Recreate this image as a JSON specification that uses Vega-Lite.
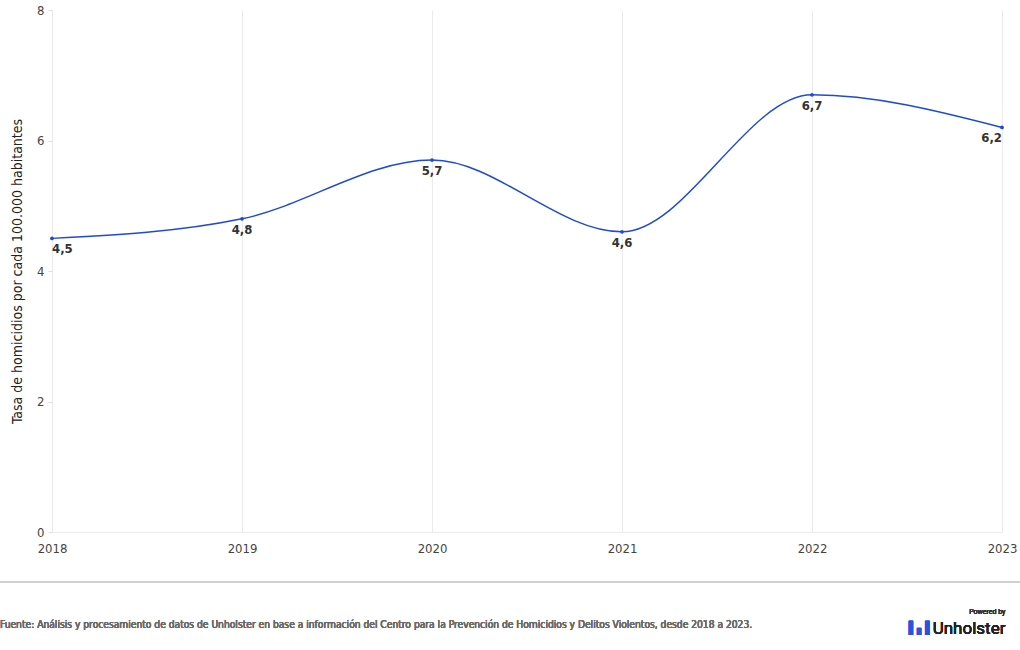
{
  "$schema": "https://vega.github.io/schema/vega-lite/v6.json",
  "autosize": "none",
  "width": 950,
  "height": 522,
  "padding": {"left": 52, "top": 10, "right": 18, "bottom": 118},
  "background": "white",
  "config": {
    "font": "Liberation Sans Narrow, DejaVu Sans Condensed, sans-serif",
    "view": {"stroke": null}
  },
  "data": {
    "values": [
      {"year": 2018, "tasa": 4.5, "label": "4,5"},
      {"year": 2019, "tasa": 4.8, "label": "4,8"},
      {"year": 2020, "tasa": 5.7, "label": "5,7"},
      {"year": 2021, "tasa": 4.6, "label": "4,6"},
      {"year": 2022, "tasa": 6.7, "label": "6,7"},
      {"year": 2023, "tasa": 6.2, "label": "6,2"}
    ]
  },
  "encoding": {
    "x": {
      "field": "year",
      "type": "quantitative",
      "scale": {"domain": [2018, 2023], "nice": false, "zero": false},
      "axis": {
        "title": null,
        "values": [2018, 2019, 2020, 2021, 2022, 2023],
        "format": "d",
        "grid": true,
        "gridColor": "#ebebeb",
        "domainColor": "#ebebeb",
        "ticks": false,
        "labelFlush": false,
        "labelPadding": 10,
        "labelFontSize": 13,
        "labelColor": "#444"
      }
    },
    "y": {
      "field": "tasa",
      "type": "quantitative",
      "scale": {"domain": [0, 8], "nice": false},
      "axis": {
        "title": "Tasa de homicidios por cada 100.000 habitantes",
        "titleFontSize": 14,
        "titleFontWeight": "normal",
        "titleColor": "#222",
        "titlePadding": 12,
        "values": [0, 2, 4, 6, 8],
        "grid": false,
        "domain": false,
        "labelFlush": false,
        "tickColor": "#e0e0e0",
        "tickSize": 4,
        "labelPadding": 4,
        "labelFontSize": 13,
        "labelColor": "#444"
      }
    }
  },
  "layer": [
    {
      "mark": {"type": "line", "interpolate": "monotone", "color": "#1f4bd2", "strokeWidth": 1.5}
    },
    {
      "mark": {"type": "point", "filled": true, "size": 14, "color": "#1f4bd2", "opacity": 1}
    },
    {
      "transform": [{"filter": "datum.year > 2018 && datum.year < 2023"}],
      "mark": {"type": "text", "dy": 11, "fontSize": 13, "fontWeight": "bold", "color": "#333"},
      "encoding": {"text": {"field": "label"}}
    },
    {
      "transform": [{"filter": "datum.year == 2018"}],
      "mark": {"type": "text", "align": "left", "dy": 11, "fontSize": 13, "fontWeight": "bold", "color": "#333"},
      "encoding": {"text": {"field": "label"}}
    },
    {
      "transform": [{"filter": "datum.year == 2023"}],
      "mark": {"type": "text", "align": "right", "dy": 11, "fontSize": 13, "fontWeight": "bold", "color": "#333"},
      "encoding": {"text": {"field": "label"}}
    },
    {
      "mark": {"type": "rule", "color": "#d0d0d0", "strokeWidth": 1, "clip": false},
      "encoding": {
        "x": {"datum": 2017.726},
        "x2": {"datum": 2023.095},
        "y": {"datum": -0.766}
      }
    },
    {
      "mark": {"type": "text", "align": "left", "fontSize": 10.2, "fontWeight": "normal", "color": "#6a6a6a", "clip": false},
      "encoding": {
        "x": {"datum": 2017.726},
        "y": {"datum": -1.425},
        "text": {"value": "Fuente: Análisis y procesamiento de datos de Unholster en base a información del Centro para la Prevención de Homicidios y Delitos Violentos, desde 2018 a 2023."}
      }
    },
    {
      "mark": {"type": "text", "align": "right", "fontSize": 7, "font": "Roboto", "color": "#333", "clip": false},
      "encoding": {
        "x": {"datum": 2023.018},
        "y": {"datum": -1.22},
        "text": {"value": "Powered by"}
      }
    },
    {
      "mark": {"type": "text", "align": "right", "fontSize": 17, "font": "Roboto", "fontWeight": "normal", "color": "#222", "clip": false},
      "encoding": {
        "x": {"datum": 2023.018},
        "y": {"datum": -1.48},
        "text": {"value": "Unholster"}
      }
    },
    {
      "mark": {"type": "text", "align": "right", "fontSize": 12, "fontWeight": "bold", "color": "#2456e0", "clip": false},
      "encoding": {
        "x": {"datum": 2022.64},
        "y": {"datum": -1.47},
        "text": {"value": "▌▖▌"}
      }
    }
  ]
}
---
* **What the exercise asks**
Would you return the data exactly as written, without the pictures?

* **Exercise answer**
Recreate this image as a JSON specification that uses Vega-Lite.
{
  "$schema": "https://vega.github.io/schema/vega-lite/v6.json",
  "autosize": "none",
  "width": 950,
  "height": 522,
  "padding": {"left": 52, "top": 10, "right": 18, "bottom": 118},
  "background": "white",
  "config": {
    "font": "Liberation Sans Narrow, DejaVu Sans Condensed, sans-serif",
    "view": {"stroke": null}
  },
  "data": {
    "values": [
      {"year": 2018, "tasa": 4.5, "label": "4,5"},
      {"year": 2019, "tasa": 4.8, "label": "4,8"},
      {"year": 2020, "tasa": 5.7, "label": "5,7"},
      {"year": 2021, "tasa": 4.6, "label": "4,6"},
      {"year": 2022, "tasa": 6.7, "label": "6,7"},
      {"year": 2023, "tasa": 6.2, "label": "6,2"}
    ]
  },
  "encoding": {
    "x": {
      "field": "year",
      "type": "quantitative",
      "scale": {"domain": [2018, 2023], "nice": false, "zero": false},
      "axis": {
        "title": null,
        "values": [2018, 2019, 2020, 2021, 2022, 2023],
        "format": "d",
        "grid": true,
        "gridColor": "#ebebeb",
        "domainColor": "#ebebeb",
        "ticks": false,
        "labelFlush": false,
        "labelPadding": 10,
        "labelFontSize": 13,
        "labelColor": "#444"
      }
    },
    "y": {
      "field": "tasa",
      "type": "quantitative",
      "scale": {"domain": [0, 8], "nice": false},
      "axis": {
        "title": "Tasa de homicidios por cada 100.000 habitantes",
        "titleFontSize": 14,
        "titleFontWeight": "normal",
        "titleColor": "#222",
        "titlePadding": 12,
        "values": [0, 2, 4, 6, 8],
        "grid": false,
        "domain": false,
        "labelFlush": false,
        "tickColor": "#e0e0e0",
        "tickSize": 4,
        "labelPadding": 4,
        "labelFontSize": 13,
        "labelColor": "#444"
      }
    }
  },
  "layer": [
    {
      "mark": {"type": "line", "interpolate": "monotone", "color": "#1f4bd2", "strokeWidth": 1.5}
    },
    {
      "mark": {"type": "point", "filled": true, "size": 14, "color": "#1f4bd2", "opacity": 1}
    },
    {
      "transform": [{"filter": "datum.year > 2018 && datum.year < 2023"}],
      "mark": {"type": "text", "dy": 11, "fontSize": 13, "fontWeight": "bold", "color": "#333"},
      "encoding": {"text": {"field": "label"}}
    },
    {
      "transform": [{"filter": "datum.year == 2018"}],
      "mark": {"type": "text", "align": "left", "dy": 11, "fontSize": 13, "fontWeight": "bold", "color": "#333"},
      "encoding": {"text": {"field": "label"}}
    },
    {
      "transform": [{"filter": "datum.year == 2023"}],
      "mark": {"type": "text", "align": "right", "dy": 11, "fontSize": 13, "fontWeight": "bold", "color": "#333"},
      "encoding": {"text": {"field": "label"}}
    },
    {
      "mark": {"type": "rule", "color": "#d0d0d0", "strokeWidth": 1, "clip": false},
      "encoding": {
        "x": {"datum": 2017.726},
        "x2": {"datum": 2023.095},
        "y": {"datum": -0.766}
      }
    },
    {
      "mark": {"type": "text", "align": "left", "fontSize": 10.2, "fontWeight": "normal", "color": "#6a6a6a", "clip": false},
      "encoding": {
        "x": {"datum": 2017.726},
        "y": {"datum": -1.425},
        "text": {"value": "Fuente: Análisis y procesamiento de datos de Unholster en base a información del Centro para la Prevención de Homicidios y Delitos Violentos, desde 2018 a 2023."}
      }
    },
    {
      "mark": {"type": "text", "align": "right", "fontSize": 7, "font": "Roboto", "color": "#333", "clip": false},
      "encoding": {
        "x": {"datum": 2023.018},
        "y": {"datum": -1.22},
        "text": {"value": "Powered by"}
      }
    },
    {
      "mark": {"type": "text", "align": "right", "fontSize": 17, "font": "Roboto", "fontWeight": "normal", "color": "#222", "clip": false},
      "encoding": {
        "x": {"datum": 2023.018},
        "y": {"datum": -1.48},
        "text": {"value": "Unholster"}
      }
    },
    {
      "mark": {"type": "text", "align": "right", "fontSize": 12, "fontWeight": "bold", "color": "#2456e0", "clip": false},
      "encoding": {
        "x": {"datum": 2022.64},
        "y": {"datum": -1.47},
        "text": {"value": "▌▖▌"}
      }
    }
  ]
}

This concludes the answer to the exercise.